Illegal immigrants fleeing Arizona’s S.B. 1070 law face arrest at border for trying to leave
Posted on 06 August 2010 by oscar
From: La Frontera Times
Illegal immigrants in Arizona are trapped in a new dilemma: stay in the U.S. and risk being arrested, or leave — and risk the same fate.
“When illegal immigrants are detected trying to leave the country, they are not just ushered across the line,” reports the Arizona Republic.
Instead, if undocumented workers attempt to return to Mexico, they face being punished for their immigration status on the way out.
Regulations at the border require that individuals leaving must first have their photographs and fingerprints taken, which are stored in a database. Those found to have been living in the U.S. illegally can be arrested and deported.
That decision is left up to the sole discretion of the inspector at the border, according to Guadalupe Ramirez, a director at Arizona’s Nogales port.
But he says the law is not intended to stop illegal immigrants from leaving – it was designed to snare criminals.
“The whole idea is there are going to be consequences now for people who come into the United States with the sole purpose of doing illegal activity,” Ramirez told the Republic. “Our job tells us if we find somebody at a port coming or going that is in violation of our laws, we are going to document it.”
The protocol at the border has outraged activists, who believe it puts illegal immigrants in an impossible position.
“Instead of permitting people who want to leave, we punish them in this fashion,” Isabel Garcia, co-chair of Tuscon immigrants-rights group Derechos Humanos, told the Republic. “What purpose does this serve?”
Being formally deported for “unauthorized presence” in the U.S. carries serious consequences: those kicked out of the country can be blocked from pursuing legal immigration for 10 years, and a future arrest for trying to enter the country again illegally can be charged as a criminal offense.

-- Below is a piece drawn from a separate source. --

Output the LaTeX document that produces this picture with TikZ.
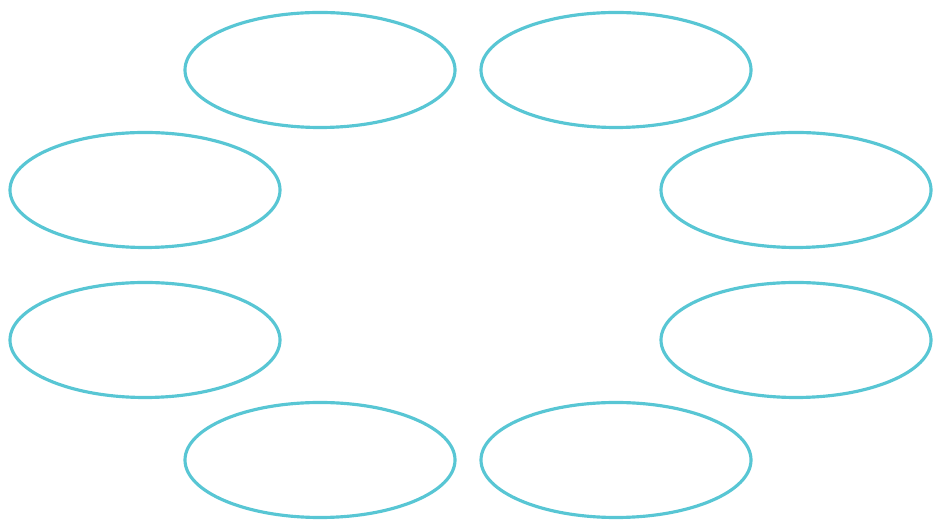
\documentclass[tikz,border=0pt]{standalone}
\usepackage{tikz}
\usetikzlibrary{shapes.geometric}
\usepackage{xcolor}
\definecolor{ringcyan}{RGB}{88,198,212}

\begin{document}
\begin{tikzpicture}

        % 1. Fix the drawing limits (same proportions as the picture)
        \useasboundingbox (0,0) rectangle (18.68,10.4);

        % 2. Define the centres of the ellipses
        \pgfmathsetmacro{\xin}{6.4}    % Inner columns (left)
        \pgfmathsetmacro{\xinr}{12.32} % Inner columns (right)
        \pgfmathsetmacro{\xout}{2.9}   % Outer columns (left)
        \pgfmathsetmacro{\xoutr}{15.92}% Outer columns (right)

        \coordinate (TL) at (\xin, 9.0);   % Top Left
        \coordinate (TR) at (\xinr, 9.0);  % Top Right
        \coordinate (UL) at (\xout, 6.6);  % Upper Left
        \coordinate (UR) at (\xoutr, 6.6); % Upper Right
        \coordinate (LL) at (\xout, 3.6);  % Lower Left
        \coordinate (LR) at (\xoutr, 3.6); % Lower Right
        \coordinate (BL) at (\xin, 1.2);   % Bottom Left
        \coordinate (BR) at (\xinr, 1.2);  % Bottom Right

        % 3. Draw the empty ellipses
        \tikzset{ring/.style={draw=ringcyan, ellipse, line width=1.8pt, minimum width=5.4cm, minimum height=2.3cm, inner sep=0pt}}

        \node[ring] (ringTL) at (TL) {};
        \node[ring] (ringTR) at (TR) {};
        \node[ring] (ringUL) at (UL) {};
        \node[ring] (ringUR) at (UR) {};
        \node[ring] (ringLL) at (LL) {};
        \node[ring] (ringLR) at (LR) {};
        \node[ring] (ringBL) at (BL) {};
        \node[ring] (ringBR) at (BR) {};

    \end{tikzpicture}
\end{document}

Though the White House has fought against Arizona’s controversial new immigration law, S.B. 1070, the tighter exit procedures across the border were actually implemented by the Obama administration in the last year to target drug and weapon smuggling.
Bonnie Arellano, a spokeswoman for U.S. Customs and Border Protection says the procedures are working. Officials have seized $4.7 million in cash and over 12,000 rounds of ammunition from people trying to sneak across the Arizona – Mexico border, and have arrested more than 5,000 individuals, including those with criminal backgrounds and smuggled goods.
But these numbers do not break down how many of the 5,000 were detained for smuggling, and how many whose only infraction was their undocumented status in the U.S.
Even conservatives who support stronger immigration controls believe the checkpoint policy is counter-productive to the bigger picture.
“We are asking the Obama administration to designate border checkpoints that illegal immigrants can use to leave the U.S. without fear,” William Gheen, president of Americans for Legal Immigration, told the Republic.
“This is about the only situation we would ever advocate that our immigration laws be waived.”
Immigrants have been fleeing the state since Gov. Jan Brewer announced plans to implement Arizona’s harsh new anti-immigration law, S.B. 1070.
Paul Senseman, a spokesman for Brewer, has said reports of an exodus of Mexicans from the state could be a good thing. “If that means that fewer people are breaking the law, that is absolutely an accomplishment,” he told USA Today.